I was relieved that he didn’t look in the appliance cabinet for the food processor, as the bottom shelf of that has bags of yarn in it. Or in my closet next to my shoes. Of course THAT would be really silly: why would he be looking in my shoe rack? He said years ago that my shoe rack scares him because he thinks that they multiply when he is not looking (well, yes, they did multiply when he wasn’t looking, they just did it with my help on shoe sale days, not by spontaneous reproduction). I’m lucky that my husband doesn’t do a lot of hunting around the house for things and looking in drawers and cabinets and armoires, because then he might see how much yarn I really have.
Yes, I have an obsession with yarn. I admit it. But luckily they don’t have a twelve step program for yarn, so I don’t feel SUPER guilty about it. If they ever start a yarn-twelve-step program, then I might reconsider this addiction. But notice that I said I am ALMOST embarrassed by how much yarn I stash around the house? I don’t feel bad, yet. And stash is the right word to use. I’m not a hoarder, I’m a stasher. I do use the yarn. I really do.

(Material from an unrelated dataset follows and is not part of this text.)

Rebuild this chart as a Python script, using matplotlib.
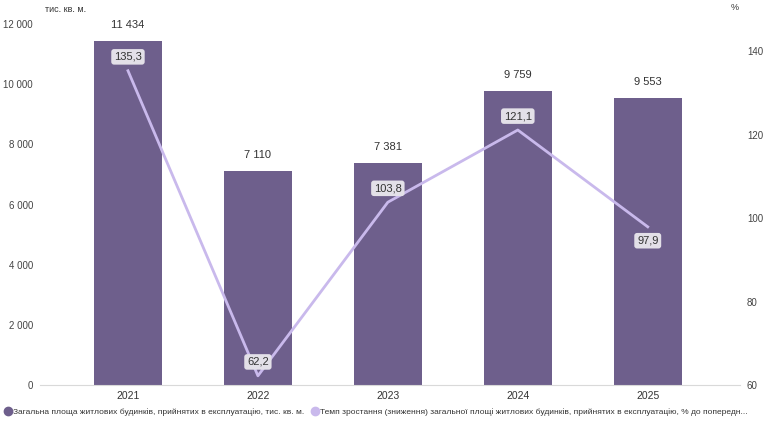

My fascination with yarn is deep. I look at sheep in a field and find it hard to believe that we wear the same coat that a sheep does. I understand that millennia ago after slaughtering an animal for their meat, man used their skin for coverings. But which man looked at a sheep’s fleece and thought to him or herself: If I pull this off in very thin strands and roll it, then I can weave or knit it to make clothes or blankets? In the same vein, I wonder which man took a boll of cotton and said the same thing? Those seem like ideas that are a huge leap from the normal kill-and-skin-it-then-wear-it thinking or harvest-the-plant-and-eat-it mentality.
Yarn stores are heaven for me. I wander through and have to feel all the different kinds of yarn, and brush it against my face to see how soft it is. I can spend hours there. I peruse pattern books and imagine all the fabulous things I can make. The sale shelves at my local yarn store are my best friends.
My dream is to make a hand-made sweater for everyone in my family, and I have a very large family. So I shop for the right yarn for each person and buy it. Buying enough yarn for one sweater is no inexpensive thing, since you need around eight to ten skeins (or balls) of yarn to knit one sweater. So picture all those balls of yarn stored all over the house.
I am making fingerless gloves today with some leftover yarn. These are not for anyone in particular, so when they are finished I will find someone to give them to. Knitting in the winter is comforting to me. Giving knitted gifts in the WINTER is key: who wants to receive a pair of wool mittens or a wool scarf as a gift in the summer?
So here I sit, on the couch on an overcast winter day, knitting, happy as a clam, smiling as I knit.